Do you think this Bill will improve corporate governance?
Yes.  Like I said before, there is a lot of positive intent such as protection measures to shareholders, higher requirement for transparency and accountability, greater penalty for deviations and violations and newer and faster dispute resolution mechanisms. 

All these have to be seen from an overall perspective of effective implementation. That said, any law is as good as the people its sets to regulate. We must know that law cannot be a substitute for character.

The provision on representation of women on company boards – will it hurt companies?
It is good to have gender diversity within the board and makes good business sense for the overall performance of a company. However, the challenge is whether there are enough people who can fill up this position; and, therefore, the law should provide adequate time for such changes.

Will there be too much interference from the government in the issues of the company?
I do not believe there will be interference from the government in the day-to-day working issues of the companies given the following reasons:

The new legislation is the result of detailed consultative process adopted by the government. All key stakeholders’ views have been considered, deliberated and only principles acceptable to the majority have been agreed upon. The new legislation paves the way for self-governance with adequate disclosures.

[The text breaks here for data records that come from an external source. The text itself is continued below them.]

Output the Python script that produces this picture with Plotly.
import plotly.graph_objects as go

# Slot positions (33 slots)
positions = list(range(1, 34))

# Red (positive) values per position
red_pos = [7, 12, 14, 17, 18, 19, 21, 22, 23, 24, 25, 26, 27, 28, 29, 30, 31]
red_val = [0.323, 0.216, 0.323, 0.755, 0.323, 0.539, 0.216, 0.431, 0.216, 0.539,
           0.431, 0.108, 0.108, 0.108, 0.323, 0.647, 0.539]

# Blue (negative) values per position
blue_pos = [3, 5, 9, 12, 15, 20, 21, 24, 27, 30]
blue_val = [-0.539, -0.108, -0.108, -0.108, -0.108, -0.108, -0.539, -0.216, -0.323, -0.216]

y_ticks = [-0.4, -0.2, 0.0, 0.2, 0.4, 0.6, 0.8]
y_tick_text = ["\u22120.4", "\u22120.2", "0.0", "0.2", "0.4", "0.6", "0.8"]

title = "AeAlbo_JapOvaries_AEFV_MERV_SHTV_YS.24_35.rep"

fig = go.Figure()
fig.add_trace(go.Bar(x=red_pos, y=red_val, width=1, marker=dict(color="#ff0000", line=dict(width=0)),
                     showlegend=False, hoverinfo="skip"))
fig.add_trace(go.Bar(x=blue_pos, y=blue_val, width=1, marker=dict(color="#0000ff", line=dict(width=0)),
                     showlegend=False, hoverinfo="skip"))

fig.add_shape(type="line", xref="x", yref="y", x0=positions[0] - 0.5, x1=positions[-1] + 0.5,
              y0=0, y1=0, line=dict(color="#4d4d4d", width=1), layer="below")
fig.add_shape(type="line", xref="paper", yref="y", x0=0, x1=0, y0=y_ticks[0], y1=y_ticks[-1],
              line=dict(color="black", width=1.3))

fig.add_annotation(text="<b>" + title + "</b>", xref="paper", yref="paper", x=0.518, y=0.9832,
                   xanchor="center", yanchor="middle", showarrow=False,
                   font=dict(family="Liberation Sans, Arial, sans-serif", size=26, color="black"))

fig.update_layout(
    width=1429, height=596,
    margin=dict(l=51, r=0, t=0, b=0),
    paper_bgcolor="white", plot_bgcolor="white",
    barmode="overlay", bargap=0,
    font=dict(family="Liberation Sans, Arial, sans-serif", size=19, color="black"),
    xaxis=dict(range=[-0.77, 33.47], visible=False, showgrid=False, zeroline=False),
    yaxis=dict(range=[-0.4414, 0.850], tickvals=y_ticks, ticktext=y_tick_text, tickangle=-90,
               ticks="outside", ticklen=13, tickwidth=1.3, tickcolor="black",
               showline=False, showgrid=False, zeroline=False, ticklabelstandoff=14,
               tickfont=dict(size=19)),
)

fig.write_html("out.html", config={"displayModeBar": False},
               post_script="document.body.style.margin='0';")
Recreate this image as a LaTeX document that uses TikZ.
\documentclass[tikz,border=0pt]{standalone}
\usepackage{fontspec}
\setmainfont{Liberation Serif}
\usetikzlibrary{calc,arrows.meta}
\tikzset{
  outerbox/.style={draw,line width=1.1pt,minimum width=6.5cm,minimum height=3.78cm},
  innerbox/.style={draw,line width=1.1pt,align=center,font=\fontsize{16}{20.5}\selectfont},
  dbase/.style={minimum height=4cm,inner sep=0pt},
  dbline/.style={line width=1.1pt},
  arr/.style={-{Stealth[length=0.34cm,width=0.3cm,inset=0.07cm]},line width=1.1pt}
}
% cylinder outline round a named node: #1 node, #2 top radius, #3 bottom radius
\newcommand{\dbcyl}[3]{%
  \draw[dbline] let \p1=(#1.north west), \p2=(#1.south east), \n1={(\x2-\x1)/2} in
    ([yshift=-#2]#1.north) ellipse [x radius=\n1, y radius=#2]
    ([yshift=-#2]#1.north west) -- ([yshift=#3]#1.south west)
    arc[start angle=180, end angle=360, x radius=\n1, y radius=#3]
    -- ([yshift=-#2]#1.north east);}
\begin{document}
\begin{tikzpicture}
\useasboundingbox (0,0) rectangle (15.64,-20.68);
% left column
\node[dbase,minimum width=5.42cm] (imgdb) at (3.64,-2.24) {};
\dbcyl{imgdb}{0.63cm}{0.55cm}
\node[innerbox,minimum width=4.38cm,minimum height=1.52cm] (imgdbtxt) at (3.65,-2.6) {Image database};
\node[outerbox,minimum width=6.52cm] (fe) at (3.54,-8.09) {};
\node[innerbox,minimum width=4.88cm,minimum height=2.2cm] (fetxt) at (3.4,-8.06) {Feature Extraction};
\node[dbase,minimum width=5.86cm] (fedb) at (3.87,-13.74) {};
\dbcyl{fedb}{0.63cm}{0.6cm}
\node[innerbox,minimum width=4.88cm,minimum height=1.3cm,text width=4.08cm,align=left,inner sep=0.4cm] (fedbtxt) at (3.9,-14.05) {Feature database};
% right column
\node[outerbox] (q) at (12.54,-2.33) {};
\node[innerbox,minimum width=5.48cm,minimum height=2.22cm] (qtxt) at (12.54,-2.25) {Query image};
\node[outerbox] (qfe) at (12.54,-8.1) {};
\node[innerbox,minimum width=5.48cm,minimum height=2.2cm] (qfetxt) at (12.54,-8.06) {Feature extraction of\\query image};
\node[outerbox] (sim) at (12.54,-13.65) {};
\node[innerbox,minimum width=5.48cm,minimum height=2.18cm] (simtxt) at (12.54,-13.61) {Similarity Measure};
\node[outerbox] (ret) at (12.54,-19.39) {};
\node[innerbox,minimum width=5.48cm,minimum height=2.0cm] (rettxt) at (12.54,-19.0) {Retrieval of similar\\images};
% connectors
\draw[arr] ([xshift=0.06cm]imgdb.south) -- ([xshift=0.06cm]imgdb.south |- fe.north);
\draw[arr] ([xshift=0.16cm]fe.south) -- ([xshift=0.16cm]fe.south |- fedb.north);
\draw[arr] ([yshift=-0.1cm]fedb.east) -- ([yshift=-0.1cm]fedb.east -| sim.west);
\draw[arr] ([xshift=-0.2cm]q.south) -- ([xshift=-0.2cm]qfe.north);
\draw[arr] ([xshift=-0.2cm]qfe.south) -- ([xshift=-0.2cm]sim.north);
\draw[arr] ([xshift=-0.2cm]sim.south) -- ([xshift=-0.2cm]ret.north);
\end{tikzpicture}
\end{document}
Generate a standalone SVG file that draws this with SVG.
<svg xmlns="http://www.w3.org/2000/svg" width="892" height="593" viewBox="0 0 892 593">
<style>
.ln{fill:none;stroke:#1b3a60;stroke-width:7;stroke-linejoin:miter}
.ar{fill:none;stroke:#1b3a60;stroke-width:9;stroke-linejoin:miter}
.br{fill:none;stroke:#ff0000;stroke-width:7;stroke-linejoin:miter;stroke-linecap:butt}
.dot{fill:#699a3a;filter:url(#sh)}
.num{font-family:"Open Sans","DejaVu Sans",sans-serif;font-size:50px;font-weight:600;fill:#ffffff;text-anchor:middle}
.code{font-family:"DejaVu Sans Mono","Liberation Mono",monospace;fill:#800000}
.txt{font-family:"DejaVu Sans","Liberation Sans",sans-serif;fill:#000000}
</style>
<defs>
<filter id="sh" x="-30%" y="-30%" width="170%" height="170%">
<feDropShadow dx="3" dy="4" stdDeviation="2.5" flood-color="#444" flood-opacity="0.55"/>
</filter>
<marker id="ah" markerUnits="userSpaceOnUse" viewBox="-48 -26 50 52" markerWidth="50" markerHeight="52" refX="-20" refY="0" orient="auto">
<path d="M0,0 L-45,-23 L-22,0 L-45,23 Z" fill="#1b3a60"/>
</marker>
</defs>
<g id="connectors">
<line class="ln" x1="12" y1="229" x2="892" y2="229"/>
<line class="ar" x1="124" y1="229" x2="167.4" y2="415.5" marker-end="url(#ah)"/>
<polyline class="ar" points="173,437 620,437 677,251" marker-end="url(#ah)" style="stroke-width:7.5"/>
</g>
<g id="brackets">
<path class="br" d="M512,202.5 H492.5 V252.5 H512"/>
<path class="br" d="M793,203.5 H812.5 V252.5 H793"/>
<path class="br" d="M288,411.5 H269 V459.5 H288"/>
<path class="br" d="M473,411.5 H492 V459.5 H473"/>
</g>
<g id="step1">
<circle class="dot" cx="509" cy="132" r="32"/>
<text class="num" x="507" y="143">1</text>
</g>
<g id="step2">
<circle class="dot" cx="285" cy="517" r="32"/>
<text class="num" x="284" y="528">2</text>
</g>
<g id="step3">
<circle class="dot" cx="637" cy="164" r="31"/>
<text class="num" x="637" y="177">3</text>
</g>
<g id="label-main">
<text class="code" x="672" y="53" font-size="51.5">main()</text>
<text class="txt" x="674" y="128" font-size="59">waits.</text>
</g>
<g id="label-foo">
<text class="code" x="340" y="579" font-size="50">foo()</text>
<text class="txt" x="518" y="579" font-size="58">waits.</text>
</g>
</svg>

Will the provisions on controlling the managerial remuneration and making directors more accountable come in the way of sourcing talent?
The current provisions are more than adequate to attract and retain all the directors who are the key stakeholders in any company, since it is they who manage and deliver the results that shareholders seek from them.

In any case, should companies want to pay more and there are valid reasons, the government can on case-to-case basis approve the same. I further do not believe that making directors accountable for their actions will not come in the way of sourcing and retaining talent.

With duties of all directors now being defined and there being greater clarity on the role and responsibilities of the independent directors, a director can be held liable, only in respect of such acts of omission by a company which had occurred with his / her knowledge, attributable through board processes, and with his / her consent or connivance or where he / she had not acted diligently. While principles of liability may appear broad, I believe they are just and fair.

What are the main learnings from the Satyam fraud in the Bill?
The new legislation is forward-looking in its approach; it empowers investors against frauds (which are now defined for the first time) committed by promoters; encourages companies to have women and independent directors; seeks to bring in greater transparency in corporate governance matters; has significantly enhanced the role of auditors; and also now allows class actions suits.

These concepts adequately help in effective governance and penalties are a strong enough deterrent to ensure there is limited or no non-compliance

What issues do you think have been overlooked by the Bill?
Given that the Bill has been so widely consulted by all key stakeholders, I do not believe there are any material areas that the new legislation has overlooked.  There could be certain interpretation issues – which may come to light as we proceed.

Do you see a spate of class action suits now?
I do not believe we will see a spate of class action suits. If they arise, there is something fundamentally wrong in the functioning of that company. The threshold of getting a minimum number to qualify for a class action suit is an adequate protection to ensure this provision is used in genuine cases.